STATED GOAL: From the first line of the listing below, retype each line up to and including the one with "import * as"; pictures stay out.

INPUT FOR THIS TASK:
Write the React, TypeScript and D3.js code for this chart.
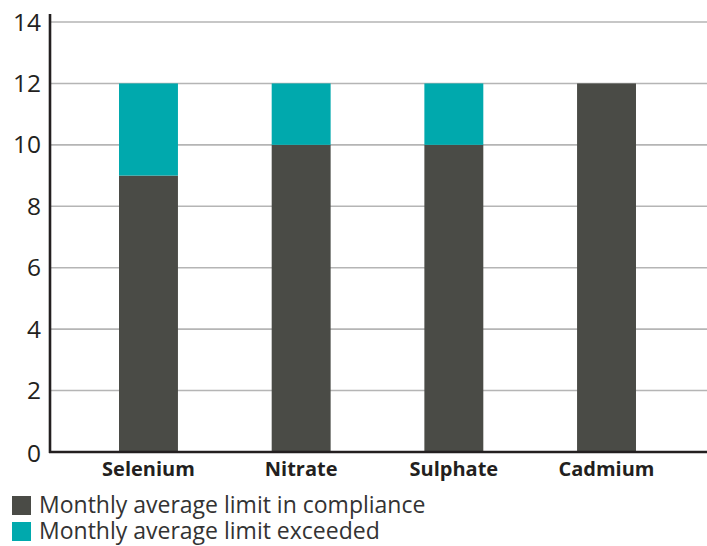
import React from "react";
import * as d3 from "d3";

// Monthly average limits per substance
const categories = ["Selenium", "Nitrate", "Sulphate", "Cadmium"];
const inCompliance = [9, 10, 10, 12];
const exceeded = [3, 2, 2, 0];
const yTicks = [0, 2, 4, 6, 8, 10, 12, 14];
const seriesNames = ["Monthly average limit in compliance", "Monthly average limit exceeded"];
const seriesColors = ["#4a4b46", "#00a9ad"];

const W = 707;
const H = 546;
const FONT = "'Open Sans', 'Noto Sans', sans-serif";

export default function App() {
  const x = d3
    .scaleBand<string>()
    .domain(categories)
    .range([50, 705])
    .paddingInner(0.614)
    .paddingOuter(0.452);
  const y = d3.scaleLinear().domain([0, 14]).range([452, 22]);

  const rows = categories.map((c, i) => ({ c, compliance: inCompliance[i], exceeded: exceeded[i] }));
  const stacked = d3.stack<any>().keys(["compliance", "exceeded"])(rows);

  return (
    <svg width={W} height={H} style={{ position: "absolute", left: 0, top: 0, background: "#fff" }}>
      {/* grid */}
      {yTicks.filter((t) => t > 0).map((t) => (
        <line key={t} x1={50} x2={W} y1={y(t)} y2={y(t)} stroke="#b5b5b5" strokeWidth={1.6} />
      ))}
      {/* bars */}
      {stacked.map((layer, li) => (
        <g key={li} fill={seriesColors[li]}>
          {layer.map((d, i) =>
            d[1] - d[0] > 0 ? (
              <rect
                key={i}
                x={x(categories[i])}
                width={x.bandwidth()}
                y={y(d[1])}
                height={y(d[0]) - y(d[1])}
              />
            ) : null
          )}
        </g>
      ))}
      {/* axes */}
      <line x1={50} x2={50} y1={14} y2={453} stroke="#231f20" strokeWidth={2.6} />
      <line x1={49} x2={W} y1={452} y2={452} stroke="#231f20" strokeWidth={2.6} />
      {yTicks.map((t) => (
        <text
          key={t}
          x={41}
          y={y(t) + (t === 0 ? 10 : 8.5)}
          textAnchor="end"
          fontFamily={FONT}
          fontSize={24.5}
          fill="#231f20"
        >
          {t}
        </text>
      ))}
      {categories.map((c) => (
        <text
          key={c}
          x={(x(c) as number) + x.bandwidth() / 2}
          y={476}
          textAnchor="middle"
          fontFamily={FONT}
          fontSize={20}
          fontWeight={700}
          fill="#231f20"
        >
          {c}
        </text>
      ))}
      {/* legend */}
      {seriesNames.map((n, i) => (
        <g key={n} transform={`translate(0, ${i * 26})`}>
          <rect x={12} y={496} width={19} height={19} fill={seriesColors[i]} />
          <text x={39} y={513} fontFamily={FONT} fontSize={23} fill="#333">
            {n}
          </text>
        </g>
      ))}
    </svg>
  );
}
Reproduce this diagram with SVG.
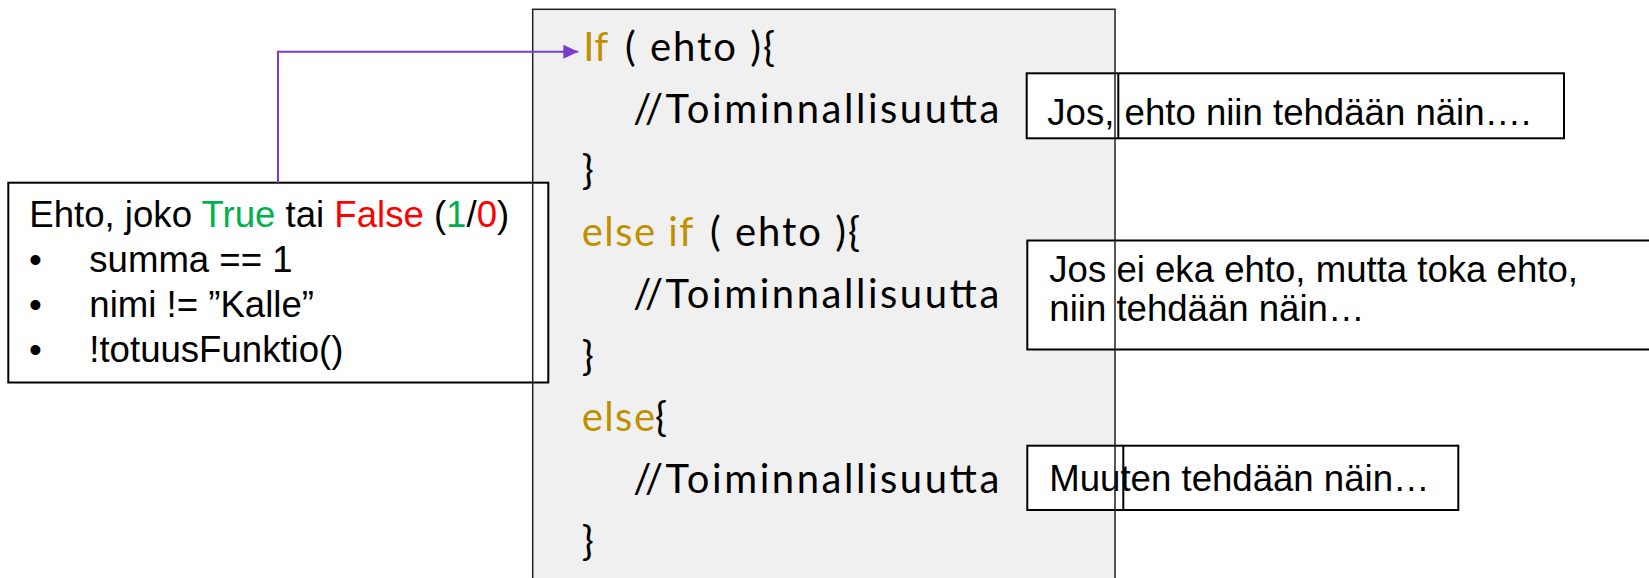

OUTPUT BELOW:
Write the React, TypeScript and D3.js code for this chart.
import React from "react";
import * as d3 from "d3";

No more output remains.